- Directed by: Peter Lord
- Produced by: Sara Mullock
- Cinematography: Fred Reed Dave Alex Riddett Susannah Shaw David Sproxton
- Edited by: William Ennals
- Production company: Aardman Animations
- Distributed by: Channel Four Television Corporation
- Release date: 29 November 1990;
- Running time: 5 min
- Country: United Kingdom
- Language: English

= Going Equipped (film) =

Going Equipped is an animated short film created by Aardman Animations.

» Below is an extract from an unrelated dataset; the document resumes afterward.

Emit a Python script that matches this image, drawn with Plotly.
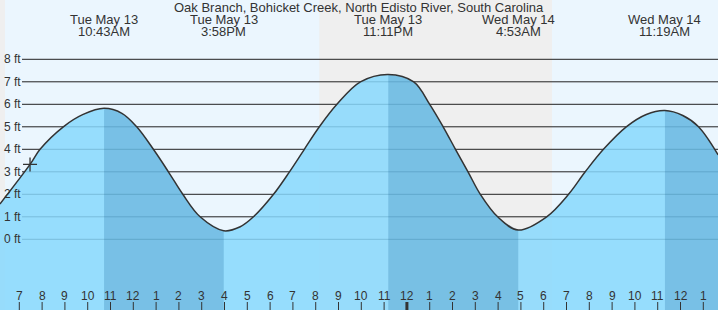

It was directed by Peter Lord.

==Production==
The short was commissioned by Channel 4 as part of a five-part series of Aardman animations called "Lip Synch". The five films in the series were Creature Comforts (1989), Going Equipped (1990), Ident (1990), Next (1989) and War Story (1989).

==Plot==
Imdb explains: "A young man in prison is interviewed and talks about his life, how he got into prison, and what it's like doing time."

==Cast==
- Derek Robinson - Himself / interviewer

==Critical reception==
Going Equipped received a rating of 6.3/10 from 69 users. The One-Line Review "Highly Recommended" the short, and said it "proves to be a melancholy minor-masterpiece and one of Aardman Animations best works." Animator Mag said "Peter [Lord]'s contribution was a view of life in and out of prison seen through the eyes of a young offender. It is based on a real-life taped interview. The animation is smooth and realistic although watching a plasticine figure acting in a realistic way makes the words even more poignant than if the actual person had been filmed."